1. I’ve made a generator that can create an interesting and wide variety of content! Here is a single (or, like, four) hand-picked pictures of a level it made or trace of a quest it can produce.
This is one of the most common forms of evaluation in PCG papers I’ve read, and it drives me completely nuts. It’s what I was trying to start to solve in the expressive range evaluation work (which, admittedly, has plenty of flaws too). Seeing a handful of examples of generated content does not help me understand the capabilities of a generator that can create thousands to millions to infinite pieces of content. How meaningfully different are the pieces of content from each other? Are there certain kinds of content that simply cannot be created? Are there certain kinds of content that the generator seems to be biased towards creating? None of these important questions are answered by providing a single data point.
2. I’ve made a generator that can create an interesting and wide variety of content! But I haven’t actually tested that it works in a game (or other appropriate form of media).
Now, I don’t think we all need to go out and make Galactic Arms Race for every game content generator we make (though that would be pretty amazing!), nor do I think every PCG system requires a user study of some playable experience for its evaluation. But I do think it’s crucial that, if we’re making content that should be experienced interactively by a player, it at least be shown that it is possible to be used in such a way. All of our work requires abstracting certain aspects of the content we are creating, and without showing that a generator is capable of existing within a particular game context, it’s not actually creating game content yet. For generators that aren’t intended to create game content (e.g. Aaron Reed’s use of grammars to create incidental, context-setting story content for human-authored stories), it should be shown that the generator works within the context it was created for.
3. I’ve made a generator that can create an interesting and wide variety of content! And I am here to prove it to you by showing that it creates fun levels, for a depressing numerical definition of fun (bonus sin points if this is also the definition of fun you used during generation).
This is probably where I start to make some enemies in the PCG community, but I genuinely do not believe it is possible or even worthwhile to try to boil down “fun” to a number on [0, 1]. It’s too subjective a concept, even beyond player personality — there are too many uncontrollable factors that go into player enjoyment. Maybe I had an argument with a friend right before playing, or maybe I am more tired than usual, or maybe that sandwich I ate for lunch was just the best sandwich ever created and so everything is amazing right now.
Even beyond the subjectivity problem: what designer is ever going to ask for a level that scores 0.742 on the “fun” scale? What does it mean for a level I create to be 0.2183 fun and a level that you create to be 0.5312 fun? How is this meaningful feedback? Didn’t we both just fail?
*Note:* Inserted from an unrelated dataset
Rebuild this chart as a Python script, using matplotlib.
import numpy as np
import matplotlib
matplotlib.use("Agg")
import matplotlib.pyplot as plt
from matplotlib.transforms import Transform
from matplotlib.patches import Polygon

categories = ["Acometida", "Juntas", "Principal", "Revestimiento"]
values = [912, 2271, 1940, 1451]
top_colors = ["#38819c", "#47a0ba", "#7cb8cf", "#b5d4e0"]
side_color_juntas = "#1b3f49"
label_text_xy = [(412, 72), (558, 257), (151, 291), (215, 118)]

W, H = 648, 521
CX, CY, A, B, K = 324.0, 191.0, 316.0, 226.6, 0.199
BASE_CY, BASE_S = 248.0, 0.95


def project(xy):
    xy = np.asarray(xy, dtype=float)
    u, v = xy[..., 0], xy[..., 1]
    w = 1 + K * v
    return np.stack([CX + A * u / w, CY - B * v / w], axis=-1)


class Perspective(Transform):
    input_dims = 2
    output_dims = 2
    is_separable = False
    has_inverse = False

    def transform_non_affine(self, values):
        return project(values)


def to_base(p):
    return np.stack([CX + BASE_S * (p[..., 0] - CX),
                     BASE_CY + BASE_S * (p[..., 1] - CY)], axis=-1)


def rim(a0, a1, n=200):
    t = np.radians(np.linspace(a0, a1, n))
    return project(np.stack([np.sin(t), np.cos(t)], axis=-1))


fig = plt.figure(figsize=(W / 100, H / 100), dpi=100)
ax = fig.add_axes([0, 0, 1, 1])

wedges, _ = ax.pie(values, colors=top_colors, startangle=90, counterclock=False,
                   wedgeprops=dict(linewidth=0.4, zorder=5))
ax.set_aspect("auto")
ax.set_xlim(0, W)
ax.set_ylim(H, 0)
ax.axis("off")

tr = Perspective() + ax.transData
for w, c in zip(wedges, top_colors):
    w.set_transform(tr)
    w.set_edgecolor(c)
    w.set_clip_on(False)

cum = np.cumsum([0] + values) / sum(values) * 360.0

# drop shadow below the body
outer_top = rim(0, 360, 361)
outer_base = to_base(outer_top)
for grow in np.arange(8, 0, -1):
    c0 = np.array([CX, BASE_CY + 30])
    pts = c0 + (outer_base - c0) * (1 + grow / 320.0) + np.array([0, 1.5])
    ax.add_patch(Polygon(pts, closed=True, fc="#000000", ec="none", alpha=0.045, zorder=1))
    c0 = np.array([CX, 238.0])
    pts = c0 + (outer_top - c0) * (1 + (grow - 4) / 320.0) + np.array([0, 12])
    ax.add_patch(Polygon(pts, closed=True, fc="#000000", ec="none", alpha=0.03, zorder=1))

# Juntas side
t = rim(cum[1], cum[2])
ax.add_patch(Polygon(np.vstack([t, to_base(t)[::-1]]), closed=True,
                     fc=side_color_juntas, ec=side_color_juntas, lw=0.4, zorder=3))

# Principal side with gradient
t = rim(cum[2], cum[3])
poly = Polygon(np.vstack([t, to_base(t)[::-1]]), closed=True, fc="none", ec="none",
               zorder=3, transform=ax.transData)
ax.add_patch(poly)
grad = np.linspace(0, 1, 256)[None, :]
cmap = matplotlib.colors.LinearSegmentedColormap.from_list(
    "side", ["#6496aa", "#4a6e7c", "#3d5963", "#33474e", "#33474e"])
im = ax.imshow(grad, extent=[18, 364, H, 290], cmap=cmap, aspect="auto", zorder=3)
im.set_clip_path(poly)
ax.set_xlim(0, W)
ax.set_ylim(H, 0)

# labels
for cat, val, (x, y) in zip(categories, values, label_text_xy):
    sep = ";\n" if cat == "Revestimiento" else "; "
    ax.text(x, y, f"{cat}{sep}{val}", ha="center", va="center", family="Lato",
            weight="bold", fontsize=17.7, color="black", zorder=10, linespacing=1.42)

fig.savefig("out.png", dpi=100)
Do we always want 100% “fun” content? And please don’t rename “fun” to “engagement” and hope that it fixes everything.
And again, even beyond all these issues, if the content generator was created to optimize for a particular measure (be it “fun” or “engagement” or “frustration” or “how pink it is”), it is problematic to use that measure during generation and then produce an evaluation that shows the generator creates content that meets that measure. This is just a proof that the optimization algorithm works, not a proof that the generator creates satisfactory content.
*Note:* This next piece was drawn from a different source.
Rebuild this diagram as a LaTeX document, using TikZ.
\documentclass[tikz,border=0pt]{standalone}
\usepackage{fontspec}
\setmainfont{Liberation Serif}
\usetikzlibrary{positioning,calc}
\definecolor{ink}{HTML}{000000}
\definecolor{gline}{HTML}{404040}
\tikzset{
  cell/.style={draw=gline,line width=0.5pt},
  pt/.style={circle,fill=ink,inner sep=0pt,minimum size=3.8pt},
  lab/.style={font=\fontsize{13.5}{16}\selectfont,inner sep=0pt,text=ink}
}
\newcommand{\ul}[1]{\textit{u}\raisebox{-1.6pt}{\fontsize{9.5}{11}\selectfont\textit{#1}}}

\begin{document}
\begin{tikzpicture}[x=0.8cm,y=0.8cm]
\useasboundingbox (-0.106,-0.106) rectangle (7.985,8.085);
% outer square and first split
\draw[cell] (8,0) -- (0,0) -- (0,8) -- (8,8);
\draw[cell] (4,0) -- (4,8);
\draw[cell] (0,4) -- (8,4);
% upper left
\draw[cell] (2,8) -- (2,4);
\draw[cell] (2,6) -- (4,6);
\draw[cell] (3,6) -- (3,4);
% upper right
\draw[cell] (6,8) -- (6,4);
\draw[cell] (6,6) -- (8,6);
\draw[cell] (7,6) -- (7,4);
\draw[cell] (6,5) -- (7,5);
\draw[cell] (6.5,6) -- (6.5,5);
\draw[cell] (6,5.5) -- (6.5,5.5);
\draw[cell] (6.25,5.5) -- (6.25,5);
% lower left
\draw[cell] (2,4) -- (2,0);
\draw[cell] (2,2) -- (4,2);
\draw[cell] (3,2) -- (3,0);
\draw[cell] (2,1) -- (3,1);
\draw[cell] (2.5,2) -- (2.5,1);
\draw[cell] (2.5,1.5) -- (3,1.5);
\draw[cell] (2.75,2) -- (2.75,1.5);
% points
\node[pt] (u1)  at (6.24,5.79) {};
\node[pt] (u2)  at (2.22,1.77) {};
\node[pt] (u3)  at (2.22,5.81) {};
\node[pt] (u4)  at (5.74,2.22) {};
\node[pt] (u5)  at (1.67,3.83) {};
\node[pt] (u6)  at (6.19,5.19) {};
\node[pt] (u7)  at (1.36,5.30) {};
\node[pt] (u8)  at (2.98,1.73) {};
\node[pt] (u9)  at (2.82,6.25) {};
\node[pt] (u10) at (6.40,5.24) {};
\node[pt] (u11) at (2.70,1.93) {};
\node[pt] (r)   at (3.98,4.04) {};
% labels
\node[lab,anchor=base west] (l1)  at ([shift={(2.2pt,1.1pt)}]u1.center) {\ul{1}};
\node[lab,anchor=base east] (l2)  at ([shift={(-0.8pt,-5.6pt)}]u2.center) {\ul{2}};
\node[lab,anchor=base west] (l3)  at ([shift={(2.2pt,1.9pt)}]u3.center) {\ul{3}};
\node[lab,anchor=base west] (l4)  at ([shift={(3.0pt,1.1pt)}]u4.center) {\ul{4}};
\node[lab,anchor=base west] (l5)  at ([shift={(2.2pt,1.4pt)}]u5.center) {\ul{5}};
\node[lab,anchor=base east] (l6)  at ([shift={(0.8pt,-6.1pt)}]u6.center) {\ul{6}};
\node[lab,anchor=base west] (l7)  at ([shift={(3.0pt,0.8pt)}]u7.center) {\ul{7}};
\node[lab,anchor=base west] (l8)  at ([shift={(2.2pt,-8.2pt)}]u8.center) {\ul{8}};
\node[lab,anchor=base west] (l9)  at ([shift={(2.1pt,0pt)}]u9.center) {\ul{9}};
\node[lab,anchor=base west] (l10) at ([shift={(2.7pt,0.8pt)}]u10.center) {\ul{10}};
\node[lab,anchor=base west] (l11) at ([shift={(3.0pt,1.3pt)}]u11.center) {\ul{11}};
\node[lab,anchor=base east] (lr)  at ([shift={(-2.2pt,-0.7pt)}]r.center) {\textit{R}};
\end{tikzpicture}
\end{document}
4. I’ve made a generator that can create an interesting and wide variety of content! Other generators have also tried to create content like this, but I’m not going to tell you why mine is better or in what situations it has strengths/weaknesses.
We have a really fascinatingly large number of level generators for Mario-style levels at this point, but I don’t think it’s possible to really understand the strengths and weaknesses of them beyond looking at screenshots of content they create. A competition that has players declare their “favorite” generator is as likely to say as much about the players as it does about the generator. Imagine that we took 20 artists and had them each paint a depiction of haystacks. Would we accept an “evaluation” of this work as 50 people voting on their favorite depiction of haystacks, or would we rather be able to have a vocabulary to critique each individual piece of art and compare them to each other?
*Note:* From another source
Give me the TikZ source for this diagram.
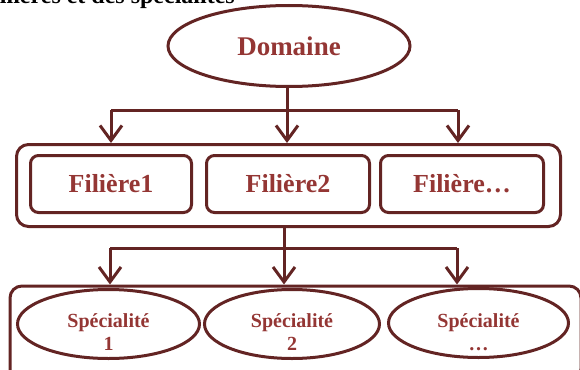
\documentclass[tikz,border=0pt]{standalone}
\usepackage{fontspec}
\setmainfont{Liberation Serif}
\usetikzlibrary{shapes.geometric,arrows.meta,calc}
\definecolor{lineC}{HTML}{632423}
\definecolor{textC}{HTML}{943634}
\tikzset{
  conn/.style={draw=lineC,line width=3pt},
  arr/.style={conn,-{Straight Barb[length=15pt,width=22pt,line width=3pt]}},
  oval/.style={ellipse,draw=lineC,line width=3pt,inner sep=0pt},
  bigbox/.style={rectangle,draw=lineC,line width=3pt,rounded corners=12pt,inner sep=0pt},
  fbox/.style={rectangle,draw=lineC,line width=3pt,rounded corners=8pt,inner sep=0pt,
     minimum height=57pt,text=textC,font=\bfseries\fontsize{26}{28}\selectfont},
  stext/.style={text=textC,align=center,font=\bfseries\fontsize{20}{22.5}\selectfont},
}
\begin{document}
\begin{tikzpicture}[x=1pt,y=-1pt]
\useasboundingbox (0,0) rectangle (580,369);
\clip (0,0) rectangle (580,369);
% title (cut off at top)
\node[anchor=base east,inner sep=0pt,font=\bfseries\fontsize{24}{26}\selectfont] (title) at (235,4) {filières et des spécialités};
% Domaine
\node[oval,minimum width=242pt,minimum height=81pt,text=textC,font=\bfseries\fontsize{27}{29}\selectfont] (dom) at (289,46) {Domaine};
% Filières
\node[bigbox,minimum width=544pt,minimum height=82pt] (out1) at (288.5,185.5) {};
\node[fbox,minimum width=161pt] (f1) at (111,184) {Filière1};
\node[fbox,minimum width=163pt] (f2) at (288,184) {Filière2};
\node[fbox,minimum width=163pt] (f3) at (462,184) {Filière…};
% Spécialités
\node[bigbox,minimum width=571pt,minimum height=95pt,anchor=north west] (out2) at (8.5,284.5) {};
\node[oval,minimum width=182pt,minimum height=69pt] (s1) at (108.5,324) {};
\node[oval,minimum width=175pt,minimum height=69pt] (s2) at (292,324) {};
\node[oval,minimum width=180pt,minimum height=69pt] (s3) at (478.5,323) {};
\node[stext] (t1) at (108.5,332) {Spécialité\\1};
\node[stext] (t2) at (292,332) {Spécialité\\2};
\node[stext] (t3) at (478.5,332) {Spécialité\\…};
% connectors level 1
\coordinate (h0) at (287,110);
\coordinate (h1) at (111,110);
\coordinate (h3) at (458,110);
\draw[conn] (dom.south -| h0) -- (h0);
\draw[conn] (h1) -- (h3);
\draw[arr] (h1) -- (h1 |- out1.north);
\draw[arr] (h0) -- (h0 |- out1.north);
\draw[arr] (h3) -- (h3 |- out1.north);
% connectors level 2
\coordinate (g0) at (284,248);
\coordinate (g1) at (110,248);
\coordinate (g3) at (457,248);
\draw[conn] (out1.south -| g0) -- (g0);
\draw[conn] (g1) -- (g3);
\draw[arr] (g1) -- (g1 |- out2.north);
\draw[arr] (g0) -- (g0 |- out2.north);
\draw[arr] (g3) -- (g3 |- out2.north);
\end{tikzpicture}
\end{document}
5. I’ve made a generator that can create an interesting and wide variety of content! I have not defined what it means to be interesting or have wide variety, nor can I tell you how controllable the generator is or what kind of control (if applicable) a particular designer or player might want to have.
Most of us probably aren’t in the market of putting human designers completely out of jobs, nor do most of us believe that there is a future in which a single unified AI system will create an entire game without needing to trade off different art and design considerations. That means it’s crucial to understand how steerable a generator is — what can a human (or other AI) designer do to influence the kind of content it creates? How does that impact the kind of game it can be used in? What were the assumptions made when creating the generator — do you assume a particular art style, or range of acceptable game physics values? Do you want this system to be used in an exploratory design tool that helps designers brainstorm, or a tool that helps designers refine their ideas into a single perfect level?
6. I’ve made a generator that can create an interesting and wide variety of content! There is no clear reason for why this is a desirable thing to do.
Related to the above. While it’s pretty cool to just make little content generators, and the pleasure of creating a generative system and playing with it is often a worthy motivation in itself, others may be wanting to create a generator that can replace a human, or augment a human designer, or create a new kind of experience, or create personalized content for players. Communicating that motivation is absolutely crucial, and I think helps inform the kind of evaluation that you might want to be doing.
7. I’ve made a generator that can create an interesting and wide variety of content! Now any game that it is used in will be instantly more replayable.
We re-read books, re-watch movies, re-listen to music, and even re-play games that have absolutely zero procedurally generated content in them. We can find things in the static, human-authored content that haven’t been seen before, or perhaps it’s to gain a new perspective. Or maybe it’s just really pleasurable to re-experience something that was enjoyed the first time? But it seems clear that, given that current games are already replayable for a variety of complicated reasons, that PCG isn’t the sole factor that leads to replayability, and that introducing PCG into a game does not de facto make it more replayable than before. Nor am I convinced that replayability is necessarily the most desirable result to come from PCG: I would rather we be looking at ways we can use PCG to make entirely new kinds of playable experiences.